Roger Corman Takes a Swim in the Marvel Hate Pool

Roger Corman Takes a Swim in the Marvel Hate Pool

Another belly flop. Another director. It’s time for another conversation about Marvel’s piss-poor, ham-handed, uninspired “movies”…you know, if that’s what they want to call them. Whatevs.

First, Martin Scorsese kicked down the door to Kevin Feige’s office and told him all those acclaimed movies suck, largely because anything in ‘The Infinity Saga’ “isn’t cinema.” Backing up his paisono, Francis Ford Coppola turned up the heat by calling those meh billion-dollar mishaps “despicable.”

Well, you know what they say: plane crashes, famous deaths, and elitist directors with a big stick up their cinematic stinkwhistles happen in threes.

Enter into the fray: Mr. Roger Corman.

I’ve read what [Scorsese and Coppola] said, and I think I agree with them to a certain extent. As pure cinema, as a pure art form, these films don’t qualify. But, if you say it is a combination of an art form and a business, then they do qualify. Even if the stories may be simplistic, the productions may be standard, they’re standard on a high professional level and particularly the special effects are wonderful. So I think you have to recognize there are various aspects to this.

To summarize, the man behind films that Tom Servo and Crow called “favorites” has a problem with CBMs. Mmmmkay, Sure, he has been making movies since the late 1950s. Yes, he has focused on a genre — B-Movies — and owns it. And, in case you didn’t know, he is the brain behind the cult classic Little Shop of Horrors and his film Death Race 2000 inspired Mad Max, so there’s that.
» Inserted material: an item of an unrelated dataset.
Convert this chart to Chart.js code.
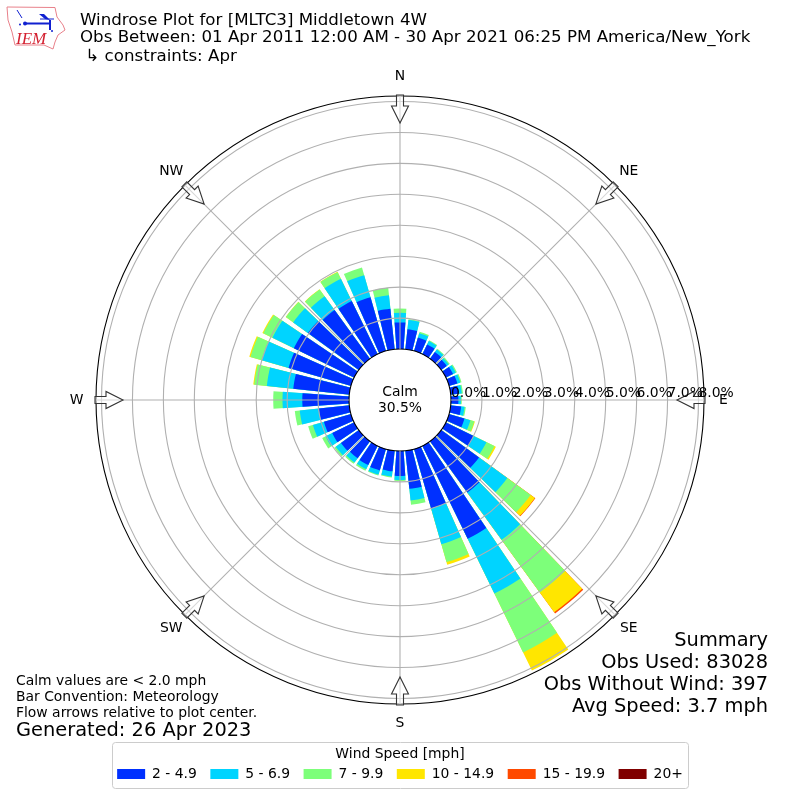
<!DOCTYPE html>
<html lang="en">
<head>
    <meta charset="UTF-8">
    <title>Windrose Plot for [MLTC3] Middletown 4W</title>
    <script src="https://cdn.jsdelivr.net/npm/chart.js"></script>
    <style>
        body { margin: 0; background: #fff; }
        canvas { display: block; }
    </style>
</head>
<body>
    <canvas id="windrose" width="800" height="800"></canvas>

    <script>
        // Direction bins, degrees clockwise from north
        const directions = [0, 10, 20, 30, 40, 50, 60, 70, 80, 90, 100, 110, 120, 130, 140, 150, 160, 170,
            180, 190, 200, 210, 220, 230, 240, 250, 260, 270, 280, 290, 300, 310, 320, 330, 340, 350];

        // Percent of observations per direction, one array per speed class
        const speed2to5 = [.86, .65, .45, .35, .27, .22, .26, .28, .26, .24, .34, .52, 1.00, 1.51, 2.05, 3.34, 2.00, 1.24,
            .81, .67, .72, .69, .68, .71, .79, .91, .99, 1.51, 1.82, 2.10, 2.17, 2.03, 1.95, 1.91, 1.81, 1.32];
        const speed5to7 = [.31, .30, .15, .12, .10, .08, .10, .10, .10, .08, .11, .20, .46, 1.13, 1.89, 1.97, 1.20, .38,
            .13, .17, .14, .15, .17, .21, .24, .37, .62, .64, .86, .90, .77, .59, .55, .80, .74, .44];
        const speed7to10 = [.14, .03, .05, .03, .03, .04, .04, .04, .04, .03, .04, .13, .29, .93, 2.10, 2.12, .60, .14,
            .03, .03, .03, .06, .05, .06, .12, .16, .16, .30, .41, .38, .33, .29, .27, .24, .26, .24];
        const speed10to15 = [0, 0, 0, 0, 0, 0, 0, 0, 0, 0, 0, .02, .05, .17, .79, .65, .09, 0,
            0, 0, 0, 0, 0, 0, 0, 0, 0, 0, .03, .04, .03, .01, .01, .01, 0, 0];
        const speed15to20 = [0, 0, 0, 0, 0, 0, 0, 0, 0, 0, 0, 0, 0, .02, .05, 0, 0, 0,
            0, 0, 0, 0, 0, 0, 0, 0, 0, 0, 0, 0, 0, 0, 0, 0, 0, 0];
        const speed20up = [0, 0, 0, 0, 0, 0, 0, 0, 0, 0, 0, 0, 0, 0, 0, 0, 0, 0,
            0, 0, 0, 0, 0, 0, 0, 0, 0, 0, 0, 0, 0, 0, 0, 0, 0, 0];

        const speedSeries = [speed2to5, speed5to7, speed7to10, speed10to15, speed15to20, speed20up];
        const speedLabels = ['2 - 4.9', '5 - 6.9', '7 - 9.9', '10 - 14.9', '15 - 19.9', '20+'];
        const speedColors = ['#0030ff', '#00d4ff', '#7dff7a', '#ffe600', '#ff4a00', '#800000'];

        const percentTicks = [0, 1, 2, 3, 4, 5, 6, 7, 8];
        const compassNames = ['N', 'NE', 'E', 'SE', 'S', 'SW', 'W', 'NW'];

        const titleLines = ['Windrose Plot for [MLTC3] Middletown 4W',
            'Obs Between: 01 Apr 2011 12:00 AM - 30 Apr 2021 06:25 PM America/New_York',
            ' \u21b3 constraints: Apr'];
        const noteLines = ['Calm values are < 2.0 mph', 'Bar Convention: Meteorology', 'Flow arrows relative to plot center.'];
        const generatedText = 'Generated: 26 Apr 2023';
        const summaryLines = ['Summary', 'Obs Used: 83028', 'Obs Without Wind: 397', 'Avg Speed: 3.7 mph'];
        const calmLines = ['Calm', '30.5%'];

        // the scale goes below zero so the 0% ring sits around the calm circle
        const rMin = -1.648;
        const rMax = 8.178;
        const barAngle = 8;
        const gapAngle = 2;
        const font = 'DejaVu Sans';

        // every bar slot is followed by an empty gap slot
        const slotLabels = [];
        directions.forEach(d => slotLabels.push(d + '\u00b0', ''));
        const slotAngles = slotLabels.map((l, i) => i % 2 ? gapAngle : barAngle);

        // stacked bars: each dataset reaches the running total, the first one is painted last
        const running = directions.map(() => 0);
        const datasets = speedSeries.map((series, s) => {
            const data = [];
            series.forEach((v, i) => {
                running[i] += v;
                data.push(v > 0 ? +running[i].toFixed(2) : rMin, rMin);
            });
            return {
                label: speedLabels[s],
                data: data,
                backgroundColor: speedColors[s],
                borderWidth: 0,
                angle: slotAngles
            };
        });

        function text(ctx, str, x, y, size, align) {
            ctx.font = size + 'px "' + font + '"';
            ctx.textAlign = align || 'left';
            ctx.textBaseline = 'alphabetic';
            ctx.fillStyle = '#000';
            ctx.fillText(str, x, y);
        }

        function drawLogo(ctx) {
            ctx.save();
            ctx.strokeStyle = '#e8808a';
            ctx.lineWidth = 1;
            ctx.beginPath();
            ctx.moveTo(7, 7); ctx.lineTo(55, 7.5); ctx.lineTo(57, 17); ctx.lineTo(63, 25); ctx.lineTo(65, 30);
            ctx.lineTo(58, 35); ctx.lineTo(55, 42); ctx.lineTo(53, 49); ctx.lineTo(44, 45); ctx.lineTo(15, 45);
            ctx.lineTo(12, 32); ctx.lineTo(8, 20);
            ctx.closePath();
            ctx.stroke();
            ctx.strokeStyle = '#1020d0';
            ctx.fillStyle = '#1020d0';
            ctx.lineWidth = 2;
            ctx.beginPath();
            ctx.moveTo(25, 23.5); ctx.lineTo(50, 23.5); ctx.moveTo(50, 20); ctx.lineTo(50, 30);
            ctx.stroke();
            ctx.lineWidth = 1;
            ctx.beginPath();
            ctx.moveTo(17, 10); ctx.lineTo(22, 18); ctx.moveTo(40, 19); ctx.lineTo(54, 19);
            ctx.stroke();
            ctx.beginPath();
            ctx.moveTo(39, 14); ctx.lineTo(44, 14); ctx.lineTo(50, 20); ctx.lineTo(45, 19);
            ctx.closePath();
            ctx.fill();
            [[25, 23.5, 2], [20, 24.5, 1], [52, 31, 1]].forEach(d => {
                ctx.beginPath();
                ctx.arc(d[0], d[1], d[2], 0, Math.PI * 2);
                ctx.fill();
            });
            ctx.font = 'italic 17px "Liberation Serif"';
            ctx.textAlign = 'left';
            ctx.fillStyle = '#d42030';
            ctx.fillText('IEM', 16, 44);
            ctx.restore();
        }

        function drawArrow(ctx, cx, cy, bearing) {
            ctx.save();
            ctx.translate(cx, cy);
            ctx.rotate(bearing * Math.PI / 180);
            // pointing at the centre, tail on the outer ring
            ctx.beginPath();
            ctx.moveTo(-3.5, -305); ctx.lineTo(3.5, -305); ctx.lineTo(3.5, -294);
            ctx.lineTo(8.5, -294); ctx.lineTo(0, -277); ctx.lineTo(-8.5, -294); ctx.lineTo(-3.5, -294);
            ctx.closePath();
            ctx.fillStyle = 'rgba(255,255,255,0.5)';
            ctx.fill();
            ctx.strokeStyle = '#333';
            ctx.lineWidth = 1.1;
            ctx.stroke();
            ctx.restore();
        }

        const roseDecor = {
            id: 'roseDecor',
            afterDatasetsDraw(chart) {
                const ctx = chart.ctx, r = chart.scales.r;
                ctx.save();
                ctx.fillStyle = '#fff';
                ctx.beginPath();
                ctx.arc(r.xCenter, r.yCenter, r.getDistanceFromCenterForValue(0), 0, Math.PI * 2);
                ctx.fill();
                ctx.restore();
            },
            afterDraw(chart) {
                const ctx = chart.ctx, r = chart.scales.r;
                const cx = r.xCenter, cy = r.yCenter;
                const inner = r.getDistanceFromCenterForValue(0);
                const outer = r.getDistanceFromCenterForValue(rMax);
                ctx.save();

                // spokes
                ctx.strokeStyle = '#b0b0b0';
                ctx.lineWidth = 1.1;
                compassNames.forEach((name, i) => {
                    const a = i * Math.PI / 4;
                    ctx.beginPath();
                    ctx.moveTo(cx + inner * Math.sin(a), cy - inner * Math.cos(a));
                    ctx.lineTo(cx + outer * Math.sin(a), cy - outer * Math.cos(a));
                    ctx.stroke();
                });

                // compass arrows and names
                compassNames.forEach((name, i) => {
                    const a = i * Math.PI / 4;
                    drawArrow(ctx, cx, cy, i * 45);
                    ctx.textBaseline = 'middle';
                    ctx.textAlign = 'center';
                    ctx.font = '13.9px "' + font + '"';
                    ctx.fillStyle = '#000';
                    ctx.fillText(name, cx + 323.5 * Math.sin(a), cy - 323.5 * Math.cos(a));
                });

                // percent labels run along the east spoke
                percentTicks.forEach(v => {
                    text(ctx, v.toFixed(1) + '%', cx + r.getDistanceFromCenterForValue(v), cy - 3.5, 13.9);
                });

                // calm value in the middle
                text(ctx, calmLines[0], cx, cy - 4, 13.9, 'center');
                text(ctx, calmLines[1], cx, cy + 12, 13.9, 'center');

                // header
                drawLogo(ctx);
                text(ctx, titleLines[0], 80, 25, 16.67);
                text(ctx, titleLines[1], 80, 42, 16.67);
                text(ctx, titleLines[2], 80, 61, 16.67);

                // notes bottom left
                text(ctx, noteLines[0], 16, 685, 13.9);
                text(ctx, noteLines[1], 16, 701, 13.9);
                text(ctx, noteLines[2], 16, 717, 13.9);
                text(ctx, generatedText, 16, 736, 19.4);

                // summary bottom right
                text(ctx, summaryLines[0], 768, 646, 19.4, 'right');
                text(ctx, summaryLines[1], 768, 668, 19.4, 'right');
                text(ctx, summaryLines[2], 768, 690, 19.4, 'right');
                text(ctx, summaryLines[3], 768, 712, 19.4, 'right');

                // legend frame
                ctx.strokeStyle = '#cccccc';
                ctx.lineWidth = 1;
                ctx.beginPath();
                ctx.roundRect(112.5, 742.5, 576, 46, 3);
                ctx.stroke();
                ctx.restore();
            }
        };

        Chart.defaults.font.family = font;
        Chart.defaults.color = '#000';

        new Chart(document.getElementById('windrose').getContext('2d'), {
            type: 'polarArea',
            data: { labels: slotLabels, datasets: datasets },
            plugins: [roseDecor],
            options: {
                responsive: false,
                animation: false,
                layout: { padding: { left: 96, right: 96, top: 96, bottom: 9.1 } },
                scales: {
                    r: {
                        min: rMin,
                        max: rMax,
                        startAngle: -barAngle / 2,
                        angleLines: { display: false },
                        pointLabels: { display: false },
                        ticks: { display: false },
                        afterBuildTicks: scale => {
                            scale.ticks = [rMin, ...percentTicks, rMax].map(v => ({ value: v }));
                        },
                        grid: {
                            z: 1,
                            circular: true,
                            color: c => (c.tick.value === 0 || c.tick.value === rMax) ? '#000' : '#b0b0b0',
                            lineWidth: c => c.tick.value === rMin ? 0 : 1.1
                        }
                    }
                },
                plugins: {
                    tooltip: { enabled: false },
                    legend: {
                        position: 'bottom',
                        title: {
                            display: true,
                            text: 'Wind Speed [mph]',
                            font: { size: 13.9 },
                            padding: { top: 43.2, bottom: -10.6 }
                        },
                        labels: {
                            boxWidth: 28,
                            boxHeight: 10,
                            padding: 13.5,
                            font: { size: 13.9 },
                            generateLabels: () => speedLabels.map((label, i) => ({
                                text: label,
                                fillStyle: speedColors[i],
                                strokeStyle: speedColors[i],
                                lineWidth: 0,
                                hidden: false,
                                datasetIndex: i
                            }))
                        }
                    }
                }
            }
        });
    </script>
</body>
</html>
Equally, Roger Corman, 93, has fully earned the right to say what he wants about whatever he wants in Hollywood. However, let’s have some salt with that subjection he’s serving up.

Both Sides of an About Face

Corman NYT
Courtesy: The New York Times via Reed Saxon/AP

The strange thing about all this Marvel ballyhoo is these acclaimed, award-winning directors think Hollywood has short-term memory loss. Consider the great Scorsese. Did you know he wanted to direct Joker

Scorsese is all about the purest art in making movies, so he wouldn’t dare touch any source material that came from a comic. Right? That is, unless he decided he had time in his busy day to do it.

The legendary filmmaker said he thought about directing the controversial hit flick “Joker,” but decided he didn’t want to — because the protagonist turns “into a comic-book character.”

“I decided that I didn’t have the time for it,” Scorsese said in a BBC interview promoting his new film “The Irishman.” (via New York Post)

Now, let’s look at the nonagenarian guy babbling in the corner.

Marvel movies don’t count as art…unless they make a ton of cash?! Sure, “various aspects” of 23 movies over 11 years are wonderful, but a storyline that lasts more than a decade is definitely “simplistic.”

Let’s see how simplistic a Corman-helmed version of The Fantastic Four circa 1994 would look like…

Annnnd that just happened. (Well, not really. It was 26 years ago, but you get it.) Talk about simple.

The moral of the story: Your girlfriend or boyfriend is always the best looking…until she or he dumps your tail, then it’s amazing how your cataracts clears up and how overwhelmingly duck-billed-platypus-faced they appear.

This is cinema. They are not simple. They’re not going anywhere. And they’ll make bank just about every time they show up. Don’t like it? Don’t watch.

(Speaking of “Don’t watch,” anyone else find it slightly morose that these talking heads don’t back talk DC and WB products? Yeah, hurts to miss that one.)